There’s a certain kind of pop star rollout that feels less like promotion and more like… an unfolding situation. And right now, Melanie Martinez is deep in one of those.

If you remember her as the wide-eyed, slightly off-center winner from The Voice, you might expect the usual playbook: a single, a few interviews, maybe a glossy performance on a late-night show. Instead, what you’re getting is a steady drip of images, videos, and performances that feel like they’ve been beamed in from a parallel universe where pop music is half fairy tale, half fever dream.

And the interesting thing is—none of it is accidental.

Scroll past one of her posts and you’ll see elaborate costumes that look like they were designed by a committee of woodland creatures and art school graduates. Watch a performance clip and you’ll notice it’s not just singing—it’s choreography, character work, a full visual language. Even the shorter promo videos feel less like ads and more like fragments of a larger story you’re not entirely sure you’ve been told yet.

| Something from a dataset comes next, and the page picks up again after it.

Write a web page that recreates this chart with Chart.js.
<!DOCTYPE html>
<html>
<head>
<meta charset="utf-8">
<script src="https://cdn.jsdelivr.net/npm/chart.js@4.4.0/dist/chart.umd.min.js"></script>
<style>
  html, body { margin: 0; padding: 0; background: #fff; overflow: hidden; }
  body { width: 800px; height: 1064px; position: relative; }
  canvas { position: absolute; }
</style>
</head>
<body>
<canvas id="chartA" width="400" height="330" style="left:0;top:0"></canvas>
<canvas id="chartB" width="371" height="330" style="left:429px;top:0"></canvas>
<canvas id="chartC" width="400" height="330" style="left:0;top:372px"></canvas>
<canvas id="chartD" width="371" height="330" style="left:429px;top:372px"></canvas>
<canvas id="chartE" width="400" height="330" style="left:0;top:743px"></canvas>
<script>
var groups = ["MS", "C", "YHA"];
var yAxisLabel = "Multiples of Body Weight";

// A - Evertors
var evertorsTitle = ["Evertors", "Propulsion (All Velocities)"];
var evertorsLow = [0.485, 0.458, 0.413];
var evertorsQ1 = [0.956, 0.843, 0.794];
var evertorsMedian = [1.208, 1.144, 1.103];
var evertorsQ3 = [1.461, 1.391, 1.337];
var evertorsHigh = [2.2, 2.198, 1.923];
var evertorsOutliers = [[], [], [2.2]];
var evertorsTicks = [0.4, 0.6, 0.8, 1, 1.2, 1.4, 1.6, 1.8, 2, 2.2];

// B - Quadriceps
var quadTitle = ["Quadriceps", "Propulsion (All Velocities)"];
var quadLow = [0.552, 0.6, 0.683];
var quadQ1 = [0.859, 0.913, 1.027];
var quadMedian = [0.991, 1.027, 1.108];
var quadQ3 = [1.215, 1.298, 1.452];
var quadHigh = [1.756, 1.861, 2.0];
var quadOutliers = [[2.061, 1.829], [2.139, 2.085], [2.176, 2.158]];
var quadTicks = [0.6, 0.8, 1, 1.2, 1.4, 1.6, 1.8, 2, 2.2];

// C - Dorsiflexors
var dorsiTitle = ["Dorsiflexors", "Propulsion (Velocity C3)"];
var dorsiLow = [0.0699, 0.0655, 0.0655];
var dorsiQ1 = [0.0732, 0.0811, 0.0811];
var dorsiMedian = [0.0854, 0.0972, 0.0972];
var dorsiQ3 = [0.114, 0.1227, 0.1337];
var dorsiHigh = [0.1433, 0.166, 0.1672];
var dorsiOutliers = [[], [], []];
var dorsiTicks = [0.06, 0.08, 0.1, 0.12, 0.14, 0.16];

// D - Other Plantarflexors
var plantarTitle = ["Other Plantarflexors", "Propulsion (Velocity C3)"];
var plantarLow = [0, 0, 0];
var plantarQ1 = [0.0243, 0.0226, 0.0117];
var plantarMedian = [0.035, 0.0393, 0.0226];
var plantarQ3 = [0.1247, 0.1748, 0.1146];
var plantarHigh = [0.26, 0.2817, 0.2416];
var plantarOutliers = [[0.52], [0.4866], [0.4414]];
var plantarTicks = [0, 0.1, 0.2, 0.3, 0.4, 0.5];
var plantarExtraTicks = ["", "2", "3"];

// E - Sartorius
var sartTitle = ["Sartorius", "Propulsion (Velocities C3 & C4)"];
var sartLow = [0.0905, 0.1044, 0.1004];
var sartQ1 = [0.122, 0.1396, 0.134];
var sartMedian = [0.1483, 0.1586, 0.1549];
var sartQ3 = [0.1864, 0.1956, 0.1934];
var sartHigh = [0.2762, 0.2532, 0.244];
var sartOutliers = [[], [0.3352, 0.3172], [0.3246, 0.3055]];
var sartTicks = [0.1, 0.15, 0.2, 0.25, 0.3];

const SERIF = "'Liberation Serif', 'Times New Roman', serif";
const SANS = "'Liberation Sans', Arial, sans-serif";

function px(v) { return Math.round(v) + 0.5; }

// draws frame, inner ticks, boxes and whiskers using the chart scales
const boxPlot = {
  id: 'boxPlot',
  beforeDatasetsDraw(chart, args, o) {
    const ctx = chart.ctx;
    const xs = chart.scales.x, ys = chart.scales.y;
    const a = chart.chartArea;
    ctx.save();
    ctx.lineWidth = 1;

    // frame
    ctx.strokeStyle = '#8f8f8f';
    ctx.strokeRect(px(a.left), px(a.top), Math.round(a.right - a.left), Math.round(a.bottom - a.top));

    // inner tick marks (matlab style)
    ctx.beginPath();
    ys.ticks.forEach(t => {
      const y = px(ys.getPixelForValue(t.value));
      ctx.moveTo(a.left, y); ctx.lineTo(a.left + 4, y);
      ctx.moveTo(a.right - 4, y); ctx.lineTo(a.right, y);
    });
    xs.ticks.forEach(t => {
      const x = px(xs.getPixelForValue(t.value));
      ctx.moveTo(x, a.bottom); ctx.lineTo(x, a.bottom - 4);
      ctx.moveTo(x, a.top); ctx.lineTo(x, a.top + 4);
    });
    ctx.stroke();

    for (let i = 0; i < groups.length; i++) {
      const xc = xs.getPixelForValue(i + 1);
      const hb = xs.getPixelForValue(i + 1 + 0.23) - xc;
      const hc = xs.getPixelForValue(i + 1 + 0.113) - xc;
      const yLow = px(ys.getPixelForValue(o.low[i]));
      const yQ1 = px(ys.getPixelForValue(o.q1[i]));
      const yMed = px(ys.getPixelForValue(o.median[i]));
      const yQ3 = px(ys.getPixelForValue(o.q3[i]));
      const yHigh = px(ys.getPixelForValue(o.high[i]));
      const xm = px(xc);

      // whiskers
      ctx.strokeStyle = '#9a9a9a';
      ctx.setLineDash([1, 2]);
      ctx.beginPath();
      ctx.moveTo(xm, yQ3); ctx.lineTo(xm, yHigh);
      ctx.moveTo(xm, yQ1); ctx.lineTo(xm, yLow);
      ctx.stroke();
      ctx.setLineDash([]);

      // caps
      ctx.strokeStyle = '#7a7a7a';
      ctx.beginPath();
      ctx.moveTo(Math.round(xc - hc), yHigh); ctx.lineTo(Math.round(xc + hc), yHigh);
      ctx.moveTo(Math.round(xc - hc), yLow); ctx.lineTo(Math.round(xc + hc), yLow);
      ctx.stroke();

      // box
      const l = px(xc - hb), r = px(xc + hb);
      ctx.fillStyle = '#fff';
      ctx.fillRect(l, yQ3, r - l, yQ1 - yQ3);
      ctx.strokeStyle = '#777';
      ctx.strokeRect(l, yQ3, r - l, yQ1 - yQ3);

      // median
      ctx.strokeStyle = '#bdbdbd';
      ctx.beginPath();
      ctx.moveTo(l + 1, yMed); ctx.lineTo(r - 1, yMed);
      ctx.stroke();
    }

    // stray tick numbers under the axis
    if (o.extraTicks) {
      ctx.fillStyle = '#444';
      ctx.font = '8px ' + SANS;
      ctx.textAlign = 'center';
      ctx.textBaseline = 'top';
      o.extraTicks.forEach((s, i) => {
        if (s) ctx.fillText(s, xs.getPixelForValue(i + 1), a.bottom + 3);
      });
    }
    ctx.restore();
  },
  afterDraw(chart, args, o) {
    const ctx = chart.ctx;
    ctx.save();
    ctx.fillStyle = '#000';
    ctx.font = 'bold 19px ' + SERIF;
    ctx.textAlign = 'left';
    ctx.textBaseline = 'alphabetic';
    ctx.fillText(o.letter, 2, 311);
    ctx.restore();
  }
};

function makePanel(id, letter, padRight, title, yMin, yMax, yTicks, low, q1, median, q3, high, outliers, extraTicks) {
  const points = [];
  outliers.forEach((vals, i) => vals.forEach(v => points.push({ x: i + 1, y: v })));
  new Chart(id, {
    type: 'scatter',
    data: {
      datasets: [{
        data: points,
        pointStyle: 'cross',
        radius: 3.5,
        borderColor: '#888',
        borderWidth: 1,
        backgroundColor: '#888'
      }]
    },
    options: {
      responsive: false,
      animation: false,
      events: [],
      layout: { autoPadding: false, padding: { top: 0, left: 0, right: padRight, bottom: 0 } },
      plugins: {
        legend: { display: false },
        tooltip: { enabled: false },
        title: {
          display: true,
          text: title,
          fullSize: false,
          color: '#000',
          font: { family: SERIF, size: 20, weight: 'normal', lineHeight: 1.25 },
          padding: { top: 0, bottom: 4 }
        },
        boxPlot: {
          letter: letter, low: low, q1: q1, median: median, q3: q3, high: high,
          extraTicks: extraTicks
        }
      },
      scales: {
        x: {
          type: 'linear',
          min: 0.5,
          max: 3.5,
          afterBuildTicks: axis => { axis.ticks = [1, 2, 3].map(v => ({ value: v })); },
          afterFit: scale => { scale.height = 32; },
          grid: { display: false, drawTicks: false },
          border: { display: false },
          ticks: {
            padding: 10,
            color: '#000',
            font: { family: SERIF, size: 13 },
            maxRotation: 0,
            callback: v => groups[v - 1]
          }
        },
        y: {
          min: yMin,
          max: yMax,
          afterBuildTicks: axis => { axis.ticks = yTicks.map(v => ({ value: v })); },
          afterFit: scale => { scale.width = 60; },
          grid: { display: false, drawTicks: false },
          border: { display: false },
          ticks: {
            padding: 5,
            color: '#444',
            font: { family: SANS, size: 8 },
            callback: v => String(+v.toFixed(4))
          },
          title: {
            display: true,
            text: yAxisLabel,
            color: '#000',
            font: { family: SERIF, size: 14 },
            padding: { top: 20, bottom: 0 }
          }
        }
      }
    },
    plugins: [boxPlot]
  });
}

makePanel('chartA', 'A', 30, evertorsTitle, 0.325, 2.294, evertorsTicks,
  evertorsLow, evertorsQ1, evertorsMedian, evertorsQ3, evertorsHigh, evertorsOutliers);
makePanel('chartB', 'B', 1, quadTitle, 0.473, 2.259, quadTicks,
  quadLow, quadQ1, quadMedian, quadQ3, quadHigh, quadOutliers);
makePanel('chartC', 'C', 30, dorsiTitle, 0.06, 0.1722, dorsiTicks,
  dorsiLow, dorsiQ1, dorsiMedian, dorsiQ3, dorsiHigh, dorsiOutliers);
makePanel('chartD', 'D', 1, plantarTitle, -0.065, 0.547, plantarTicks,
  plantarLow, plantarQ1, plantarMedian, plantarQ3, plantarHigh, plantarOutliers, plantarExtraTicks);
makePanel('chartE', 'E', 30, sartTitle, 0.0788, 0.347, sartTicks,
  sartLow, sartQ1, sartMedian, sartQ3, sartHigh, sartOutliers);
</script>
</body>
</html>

Which is, of course, the point.

Martinez isn’t just promoting an album; she’s building a world around it. Every photo, every stylized clip, every slightly unsettling smile is another breadcrumb. You don’t just hear the music—you’re invited to decode it, or at least sit there and wonder if you’re supposed to be decoding it.

For listeners who grew up on straightforward pop radio, it can feel a little like walking into a movie halfway through. You recognize the star, you catch the melody, but there’s also a lingering question: Wait… what exactly is happening here?

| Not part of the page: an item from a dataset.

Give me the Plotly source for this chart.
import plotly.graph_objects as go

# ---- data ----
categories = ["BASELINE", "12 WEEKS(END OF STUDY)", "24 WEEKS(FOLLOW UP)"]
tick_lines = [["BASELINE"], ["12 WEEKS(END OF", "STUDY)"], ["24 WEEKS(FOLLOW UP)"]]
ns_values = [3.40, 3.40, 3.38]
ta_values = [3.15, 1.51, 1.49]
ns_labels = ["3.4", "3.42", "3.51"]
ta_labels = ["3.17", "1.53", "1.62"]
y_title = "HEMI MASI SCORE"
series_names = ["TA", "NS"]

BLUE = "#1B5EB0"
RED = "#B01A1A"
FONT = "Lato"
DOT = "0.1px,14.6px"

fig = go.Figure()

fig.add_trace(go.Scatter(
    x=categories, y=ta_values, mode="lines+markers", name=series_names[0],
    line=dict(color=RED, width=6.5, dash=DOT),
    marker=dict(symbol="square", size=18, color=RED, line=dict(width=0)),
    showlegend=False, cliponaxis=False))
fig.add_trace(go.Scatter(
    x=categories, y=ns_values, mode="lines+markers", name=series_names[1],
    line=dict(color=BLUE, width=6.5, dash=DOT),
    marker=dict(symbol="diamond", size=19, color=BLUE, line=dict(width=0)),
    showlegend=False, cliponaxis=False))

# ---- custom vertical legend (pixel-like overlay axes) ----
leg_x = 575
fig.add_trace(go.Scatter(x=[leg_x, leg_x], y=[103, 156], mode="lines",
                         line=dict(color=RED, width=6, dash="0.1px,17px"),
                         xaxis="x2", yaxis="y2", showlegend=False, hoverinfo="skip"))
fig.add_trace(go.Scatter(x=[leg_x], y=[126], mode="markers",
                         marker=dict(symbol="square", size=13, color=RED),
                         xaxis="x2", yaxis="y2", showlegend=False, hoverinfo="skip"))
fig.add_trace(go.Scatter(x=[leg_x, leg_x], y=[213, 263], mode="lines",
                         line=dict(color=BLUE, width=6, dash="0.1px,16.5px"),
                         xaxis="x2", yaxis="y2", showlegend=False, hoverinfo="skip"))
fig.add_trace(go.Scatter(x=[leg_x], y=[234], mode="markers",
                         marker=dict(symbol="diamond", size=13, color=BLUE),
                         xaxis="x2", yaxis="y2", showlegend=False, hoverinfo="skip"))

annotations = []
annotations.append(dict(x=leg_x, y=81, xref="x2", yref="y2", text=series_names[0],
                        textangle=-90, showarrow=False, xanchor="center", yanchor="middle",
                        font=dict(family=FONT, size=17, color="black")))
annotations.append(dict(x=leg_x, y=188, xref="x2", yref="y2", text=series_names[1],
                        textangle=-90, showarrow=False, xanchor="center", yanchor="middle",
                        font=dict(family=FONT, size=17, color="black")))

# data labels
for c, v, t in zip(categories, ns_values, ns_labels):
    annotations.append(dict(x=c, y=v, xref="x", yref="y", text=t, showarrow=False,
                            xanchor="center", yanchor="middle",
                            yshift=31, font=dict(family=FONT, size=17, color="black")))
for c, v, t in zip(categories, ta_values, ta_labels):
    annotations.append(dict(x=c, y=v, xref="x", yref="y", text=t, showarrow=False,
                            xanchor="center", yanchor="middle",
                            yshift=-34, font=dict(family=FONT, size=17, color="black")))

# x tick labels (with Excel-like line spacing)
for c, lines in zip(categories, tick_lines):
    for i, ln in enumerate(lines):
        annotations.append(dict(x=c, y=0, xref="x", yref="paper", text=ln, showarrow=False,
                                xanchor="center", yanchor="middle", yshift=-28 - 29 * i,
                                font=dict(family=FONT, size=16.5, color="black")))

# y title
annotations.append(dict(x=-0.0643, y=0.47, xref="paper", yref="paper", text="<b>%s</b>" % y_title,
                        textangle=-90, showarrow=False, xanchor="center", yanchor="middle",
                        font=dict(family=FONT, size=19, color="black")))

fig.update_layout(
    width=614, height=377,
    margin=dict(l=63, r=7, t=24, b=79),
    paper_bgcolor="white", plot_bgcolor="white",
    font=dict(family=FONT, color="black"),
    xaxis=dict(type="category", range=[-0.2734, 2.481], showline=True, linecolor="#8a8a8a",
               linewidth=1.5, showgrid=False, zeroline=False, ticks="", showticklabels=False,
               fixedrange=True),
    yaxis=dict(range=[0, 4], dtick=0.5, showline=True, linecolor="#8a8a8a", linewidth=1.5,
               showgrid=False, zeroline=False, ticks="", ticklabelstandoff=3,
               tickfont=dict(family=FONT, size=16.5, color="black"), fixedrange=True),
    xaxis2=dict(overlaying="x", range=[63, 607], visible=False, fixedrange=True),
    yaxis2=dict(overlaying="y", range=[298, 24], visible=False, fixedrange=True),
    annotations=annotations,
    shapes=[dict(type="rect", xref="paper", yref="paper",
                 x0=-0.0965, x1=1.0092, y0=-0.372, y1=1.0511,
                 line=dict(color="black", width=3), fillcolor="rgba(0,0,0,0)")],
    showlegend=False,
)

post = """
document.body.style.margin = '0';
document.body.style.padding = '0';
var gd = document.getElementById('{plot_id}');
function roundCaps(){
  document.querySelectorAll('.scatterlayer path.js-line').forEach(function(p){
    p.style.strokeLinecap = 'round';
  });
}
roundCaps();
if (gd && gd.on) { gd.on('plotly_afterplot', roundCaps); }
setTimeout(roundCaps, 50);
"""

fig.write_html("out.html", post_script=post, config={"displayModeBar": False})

And yet, that curiosity is doing a lot of heavy lifting.

Because even if you’re not rushing to buy a concert ticket, you might find yourself watching one more video. And then another. Maybe you show it to someone else with a, “you’ve got to see this” energy. Suddenly, you’re part of the campaign without quite meaning to be.

That’s the quiet brilliance of it.

In a time when everyone is competing for attention with louder and faster content, Martinez has taken a different approach: stranger, slower, more immersive. She’s not asking you to like it right away. She’s asking you to look at it, sit with it, and maybe feel something—confusion included.

And for an upcoming tour, that’s a clever move. Because if the online content feels like pieces of a puzzle, the live show starts to look like the place where it all comes together. Even skeptics might think, Well… I'd like to see how this plays out in person.

So what does it all mean?

That’s still a little unclear. But that uncertainty might be the most intentional part of all. In Martinez’s world, the mystery isn’t a bug—it’s the feature. And whether you’re fully on board or just watching from the sidelines, it’s hard to deny: you’re watching.